EACH helped Sonny’s parents Kelly and Jordan Pope-Saunders create a symptom management plan to spend as much time together as possible.
A final wish to visit Disneyland Paris was planned for April 20 but had to be rebooked for July 20 due to the coronavirus pandemic.
His mum hopes Sonny will still be in a condition to go, but said the family will plan something “a bit closer to home” if not.
The Duchess of Cambridge said: “This Children’s Hospice Week, I’d like to thank the amazing staff for all the work that you do in children’s hospices around the UK. The care and the nurture that you provide children and families in the most unimaginable circumstances is just awe inspiring.
“I’d also like to pay tribute to all those families out there who are caring for and looking after a child with a life-limiting illness. You do the most extraordinary job and I know it’s particularly hard at the moment so my thoughts go out to you all.”
Mrs Pope-Saunders said after the visit: “She said they are having a sunflower-growing competition and Louis is winning, much to George’s annoyance.
“It was so nice to see her - and in such a lovely dress too - getting stuck in.”
EACH acting chief executive Tracy Rennie said: “We’re privileged to have the continued support of the Duchess.
“We know the families we support have been and continue to go through particularly tough times at the moment, and at EACH we’ve had to rapidly adapt how we deliver care and support, while managing a considerable hit to our funding, so the Duchess’ support is a very welcome and much appreciated boost.”

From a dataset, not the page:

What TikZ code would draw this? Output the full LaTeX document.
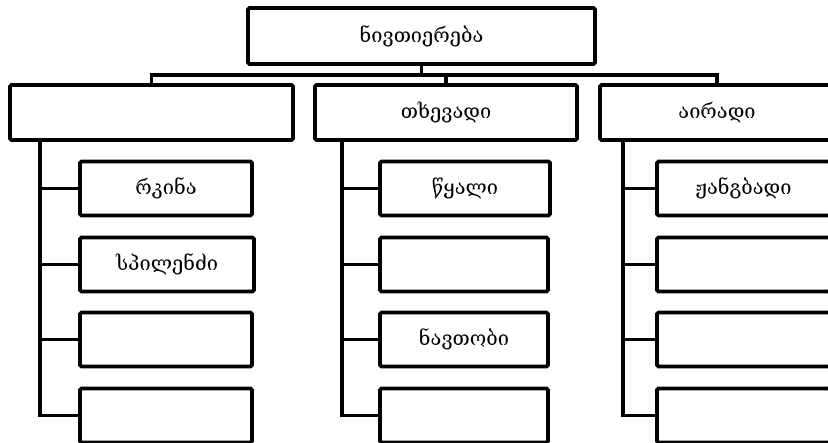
\documentclass[tikz,border=0pt]{standalone}
\usepackage{fontspec}
\setmainfont{DejaVu Serif}
\begin{document}
\begin{tikzpicture}[x=1pt,y=-1pt,
  box/.style={draw=black,line width=3.6pt,rounded corners=1.5pt,fill=white,inner sep=0pt,
     font=\fontsize{20}{22}\selectfont},
  toplvl/.style={box,minimum width=347pt,minimum height=56pt},
  midlvl/.style={box,minimum height=55pt},
  leaf/.style={box,minimum height=54pt},
  conn/.style={line width=3.6pt,line cap=butt}]
\useasboundingbox (0,0) rectangle (828,443);
% top
\node[toplvl] (top) at (421.5,36) {ნივთიერება};
% level 2
\node[midlvl,minimum width=283pt] (c1) at (151.5,112.5) {};
\node[midlvl,minimum width=262pt] (c2) at (446,112.5) {თხევადი};
\node[midlvl,minimum width=234pt] (c3) at (717,112.5) {აირადი};
% leaves
\node[leaf,minimum width=172pt] (l1) at (166,188.5) {რკინა};
\node[leaf,minimum width=174pt] (l2) at (167,264.5) {სპილენძი};
\node[leaf,minimum width=172pt] (l3) at (166,339.5) {};
\node[leaf,minimum width=172pt] (l4) at (166,415.5) {};
\node[leaf,minimum width=170pt] (m1) at (465,188.5) {წყალი};
\node[leaf,minimum width=168pt] (m2) at (464,264.5) {};
\node[leaf,minimum width=168pt] (m3) at (464,339.5) {ნავთობი};
\node[leaf,minimum width=168pt] (m4) at (464,415.5) {};
\node[leaf,minimum width=173pt] (r1) at (743.5,188.5) {ჟანგბადი};
\node[leaf,minimum width=173pt] (r2) at (743.5,264.5) {};
\node[leaf,minimum width=173pt] (r3) at (743.5,339.5) {};
\node[leaf,minimum width=173pt] (r4) at (743.5,415.5) {};
% connectors
\coordinate (bus) at (0,75);
\foreach \c in {c1,c2,c3}
  \draw[conn] (top.south) -- (top.south |- bus) -| (\c.north);
\coordinate (sl) at (40,140);
\coordinate (sm) at (342,140);
\coordinate (sr) at (623,140);
\foreach \n in {l1,l2,l3,l4} \draw[conn] (sl) |- (\n.west);
\foreach \n in {m1,m2,m3,m4} \draw[conn] (sm) |- (\n.west);
\foreach \n in {r1,r2,r3,r4} \draw[conn] (sr) |- (\n.west);
\end{tikzpicture}
\end{document}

Since 2012, she been royal patron of EACH, which operates across Norfolk, Suffolk, Essex and Cambridgeshire to care for children with life-threatening conditions and provide support to their families.
Heartbreak over Disneyland dream
Sonny’s mother said shielding during Covid-19 had not been too difficult, but that she felt valuable time to make memories with her son was being lost.
“Sonny’s been fine at home. He can’t walk or talk very well at the moment, but he’s happy and nothing phases him. Even when he was poorly and couldn’t eat for a little while, he didn’t moan. He never has done through all of this. He’s a trooper,” she said.
The family have enjoyed a day out to Banham Zoo thanks to EACH’s help.
But she said it was devastating to not be able to go to Disneyland Paris.
“That was just heartbreaking when we couldn’t take him and we had to tell him,” she said.
“He just said ‘don’t worry, I’ll just go to Hemsby when it’s open’. That’s how cool and chilled he is.”